[dm-devel] [PATCH v2 27/37] multipathd: watch bindings file with inotify + timestamp

Martin Wilck mwilck at suse.com
Thu Sep 14 13:25:35 UTC 2023


On Wed, 2023-09-13 at 17:07 -0500, Benjamin Marzinski wrote:
> On Mon, Sep 11, 2023 at 06:38:36PM +0200, mwilck at suse.com wrote:
> > From: Martin Wilck <mwilck at suse.com>
> > 
> > Since "libmultipath: keep bindings in memory", we don't re-read the
> > bindings file after every modification. Add a notification
> > mechanism
> > that makes multipathd aware of changes to the bindings file.
> > Because
> > multipathd itself will change the bindings file, it must compare
> > timestamps in order to avoid reading the file repeatedly.
> > 
> > Because select_alias() can be called from multiple thread contexts
> > (uxlsnr,
> > uevent handler), we need to add locking for the bindings file. The
> > timestamp must also be protected by a lock, because it can't be
> > read
> > or written atomically.
> > 
> > Note: The notification mechanism expects the bindings file to be
> > atomically replaced by rename(2). Changes must be made in a
> > temporary file and
> > applied using rename(2), as in update_bindings_file(). The inotify
> > mechanism deliberately does not listen to close-after-write events
> > that would be generated by editing the bindings file directly. This
> > 
> > Note also: new bindings will only be read from add_map_with_path(),
> > i.e. either during reconfigure(), or when a new map is created
> > during
> > runtime.

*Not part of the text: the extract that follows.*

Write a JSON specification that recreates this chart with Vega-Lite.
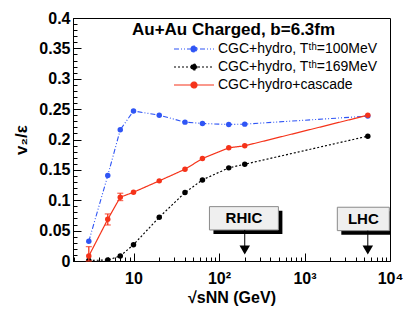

Existing maps will not be renamed if the binding file
> > changes,
> > unless the user runs "multipathd reconfigure". This is not a change
> > wrt the previous code, but it should be mentioned anyway.
> > 
> > Signed-off-by: Martin Wilck <mwilck at suse.com>
> > 
> > libmultipath: protect global_bindings with a mutex
> > 
> > Signed-off-by: Martin Wilck <mwilck at suse.com>
> > 
> > libmultipath: check timestamp of bindings file before reading it
> > 
> > Signed-off-by: Martin Wilck <mwilck at suse.com>
> > ---
> >  libmultipath/alias.c              | 250 +++++++++++++++++++++++++-
> > ----
> >  libmultipath/alias.h              |   3 +-
> >  libmultipath/libmultipath.version |   5 +
> >  multipathd/uxlsnr.c               |  36 ++++-
> >  tests/alias.c                     |   3 +
> >  5 files changed, 252 insertions(+), 45 deletions(-)
> > 
> > diff --git a/libmultipath/alias.c b/libmultipath/alias.c
> > index 66e34e3..76ed62d 100644
> > --- a/libmultipath/alias.c
> > +++ b/libmultipath/alias.c
> > @@ -10,6 +10,7 @@
> >  #include <stdio.h>
> >  #include <stdbool.h>
> >  #include <assert.h>
> > +#include <sys/inotify.h>
> >  
> >  #include "debug.h"
> >  #include "util.h"
> > @@ -22,6 +23,7 @@
> >  #include "config.h"
> >  #include "devmapper.h"
> >  #include "strbuf.h"
> > +#include "time-util.h"
> >  
> >  /*
> >   * significant parts of this file were taken from iscsi-bindings.c
> > of the
> > @@ -50,6 +52,12 @@
> >  "# alias wwid\n" \
> >  "#\n"
> >  
> > +/* uatomic access only */
> > +static int bindings_file_changed = 1;
> > +
> > +static pthread_mutex_t timestamp_mutex =
> > PTHREAD_MUTEX_INITIALIZER;
> > +static struct timespec bindings_last_updated;
> > +
> >  struct binding {
> >         char *alias;
> >         char *wwid;
> > @@ -60,6 +68,9 @@ struct binding {
> >   * an abstract type.
> >   */
> >  typedef struct _vector Bindings;
> 
> I'm pretty sure that the global_bindings is only ever accessed with
> the
> vecs lock held, so it doesn't really need it's own lock. On the
> otherhand, I understand the desire to not keep adding things that the
> vecs lock is protecting, so I'm fine with this.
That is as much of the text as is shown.